IFAD strategy makes remarkable contribution to resilience in Burundi - IOE
Rome, 24 May 2021 – In a country with fragile situations, IFAD’s strategy has made a remarkable contribution to resilience. These and other findings were presented earlier today, as senior policy makers from Burundi, representatives of IFAD’s East and Southern Africa Division (ESA), and the Independent Office of Evaluation (IOE) met to discuss the findings of the country strategy and programme evaluation (CSPE), carried out in 2020.
“Our evaluation, which covers ten projects funded during the period 2009-2020, found that the country programme showed remarkable resilience despite the fragile situations faced, mainly related to institutional, political, economic, environmental and climate change aspects”, stated Dr Indran A. Naidoo, IOE Director, in his opening remarks.
Four main factors underpin IFAD’s strong performance in Burundi: the organization’s long-standing presence in the country, the Government’s sustained commitment, the project staff’s dedication, and the local communities’ participatory ‘can-do’ approach. Reported revenue improvements, coupled with training and nutritional education measures and support for micro projects, contributed to reducing child malnutrition rates. In addition, the program also contributed to strengthening the capacities of producers, infrastructure user associations and development committees, and facilitating cooperation between beneficiaries and public institutions.
Co-organized by the Ministry of the Environment, Agriculture and Livestock and the Ministry of Finance, Budget and Economic Planning of Burundi, and IFAD’s IOE, in collaboration with IFAD’s ESA Division, the on-line virtual workshop brought together a wealth of participants. These included representatives of public sector institutions and national stakeholders, IFAD management and staff, and multilateral and bilateral partners. During the event, participants focused on the main findings, recommendations and issues emerging from the CSPE, and addressed the opportunities and challenges of the future IFAD-Government partnership.

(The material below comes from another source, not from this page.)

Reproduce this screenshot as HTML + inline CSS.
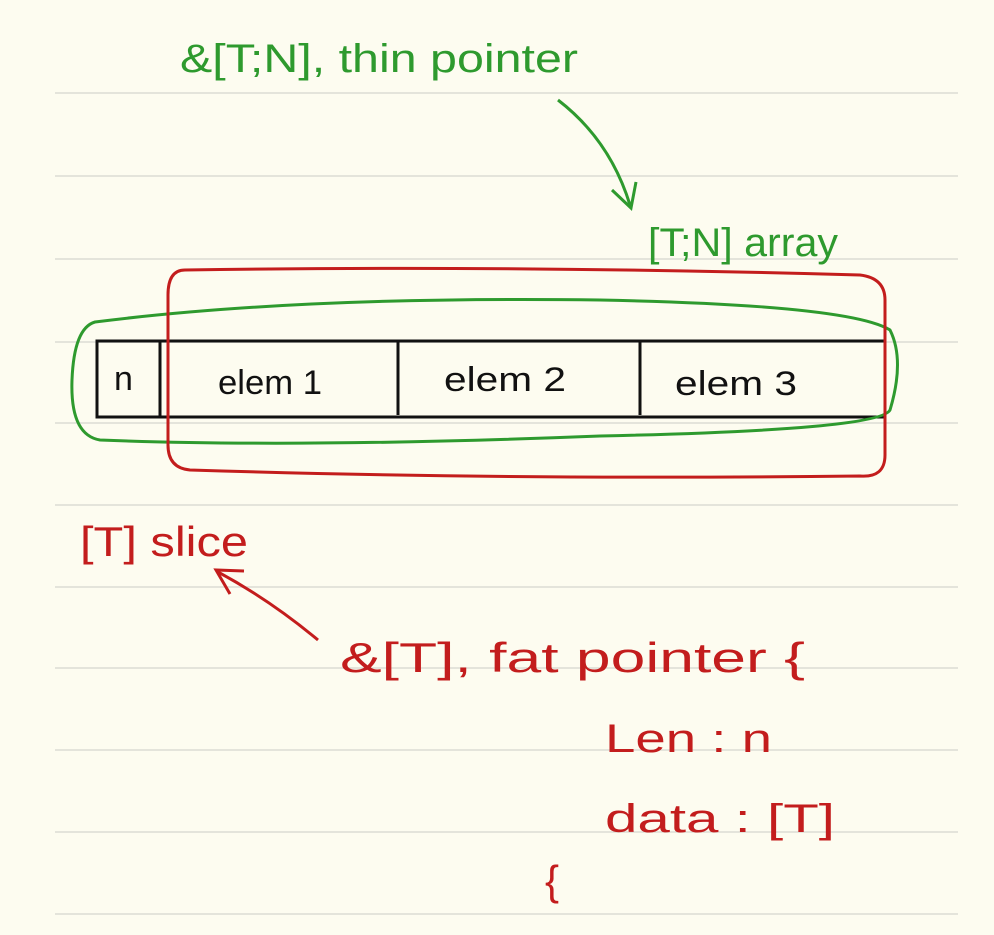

By the end of 2020, the programme led to the protection of 100,000 hectares of hills, the development or rehabilitation of 16,714 hectares of marshlands and 850 km of rural roads. The CSPE report also recognized that the capacity building activities that targeted marsh user associations, and the integrated protection of watersheds, were not sufficient to ensure proper maintenance of the marshland and prevention against erosion and downstream flooding. Furthermore, the sustainability of the results is not yet fully assured, and infrastructure maintenance problems remain.
“The participatory approach fostered ownership at local and provincial level. However, the targeting of communes with potentially-productive marshes excluded a large proportion of the vulnerable population. It is only with the last project approved by IFAD, PIPARV-B, that interventions are going to be focused on the hills and on activities not requiring so much land”, noted Ms. Mònica Lomeña-Gelis, IOE Senior Evaluation Officer, who led the CSPE evaluation team.
Looking forward, workshop participants noted the need to consolidate a holistic approach to pro-poor value chains, working from the various phases of production to the final market destinations, to prioritize strategies and actions to reduce land pressure and facilitate access to assets for the most vulnerable, and to strengthen the regulatory provisions and financial mechanisms to ensure the sustainability of the results achieved.
Since 1979, IFAD has financed 14 development projects in Burundi at a cost of US$ 668.9 million. In the country, 38.7% of the population lives in a situation of extreme poverty, with a clear concentration in rural areas and higher rates among vulnerable populations (women, youth, Batwa, internally displaced persons and persons with disabilities). The 2018 human development index places Burundi in 185th place out of 189 countries, with large disparities especially between rural and urban areas.